The ICT curriculum for Key Stage 3 covers important categories:

  • Information Technology;
  • Computer Science;
  • Digital Citizenship.  

Information Technology: The students will learn the basic fundamentals of how the computer works, and also how to use very important computer programs that they will use in order to collect data or to make digital presentations for their other lesson subjects or when they start their career in the future.

Computer Science: Students will be able to develop computational thinking skills. Computer Science is basic coding. Put simply, coding is giving instructions to a computer in a language it understands. The students will have an understanding of the main principles of solving problems using basic coding skills. The students will demonstrate how to:

  • plan an interactive program using abstraction;
  • create and test an interactive program using selection, input, and output;
  • predict the output of an interactive program that uses input and selection;
  • create and formally test an interactive program using selection, input, and output;
  • correct (debug) a short interactive program containing more than one error;
  • create and test code instructions for drones and robotics.

Digital Citizenship: Students will learn how to be safe, responsible, and respectful online. They will be able to develop an understanding of the internet as a means of communication and its associated risks. Furthermore, they will also understand the importance of online privacy. Learning how to be a good digital citizen comes hand-in-hand with learning how to be a considerate person; nurturing a sense of empathy towards others, and developing healthy relationships. They will learn digital citizenship skills such as identifying and preventing cyberbullying. Also In relation to respect, students will learn that anything posted on social media is going to stick around. The old common phrase “think before you speak” is now also the same as “think before you post online”.

(IGCSE / Computer Science 0478 / Optional subject) 

This is an introduction to Computer Science. The objectives are to have a deeper understanding of computer systems, algorithms, programming, and logic. Students will also appreciate current and emerging computing technologies, the benefits of their use, and recognize their potential risks. This will provide the students with the skills necessary to solve computer-based problems using a high-level programming language and an understanding of the component parts of computer systems and how they interrelate. 

The topics that will be covered in detail are data representation, data transmission, hardware, software, the internet and its uses, automated and emerging technologies, algorithm design and problem-solving, programming, databases, and boolean logic. Learning all of these topics will provide an ideal foundation for progression to Cambridge International AS & A Level and is valuable for other areas of study and everyday life.

(AS and A levels / Computer Science 9618 / Optional subject)

AS & A Level Computer Science encourages students to meet the needs of higher education courses in computer science as well as twenty-first-century digital employers. It also encourages them to think creatively, by applying practical programming solutions, demonstrating that they are effective uses of technology.

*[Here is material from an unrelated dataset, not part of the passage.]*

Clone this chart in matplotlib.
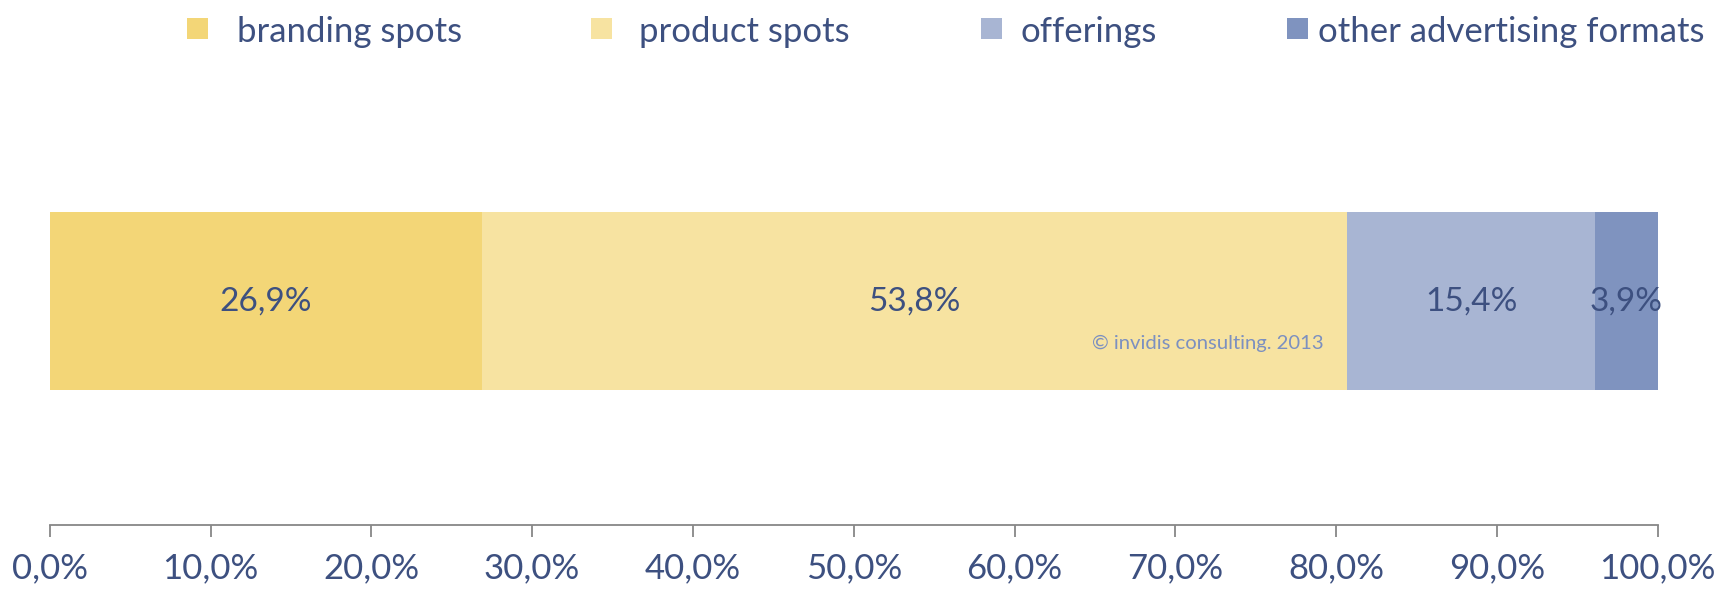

Students will develop computational thinking & programming skills to solve computer science problems. This curriculum will help them develop a range of skills such as thinking creatively, analytically, logically, and critically. They will also be able to appreciate the ethical issues that arise with current and emerging computing technologies. The key concepts for AS & A Level Computer Science are computational thinking, programming paradigms, communication, computer architecture and hardware, and data representation and structures.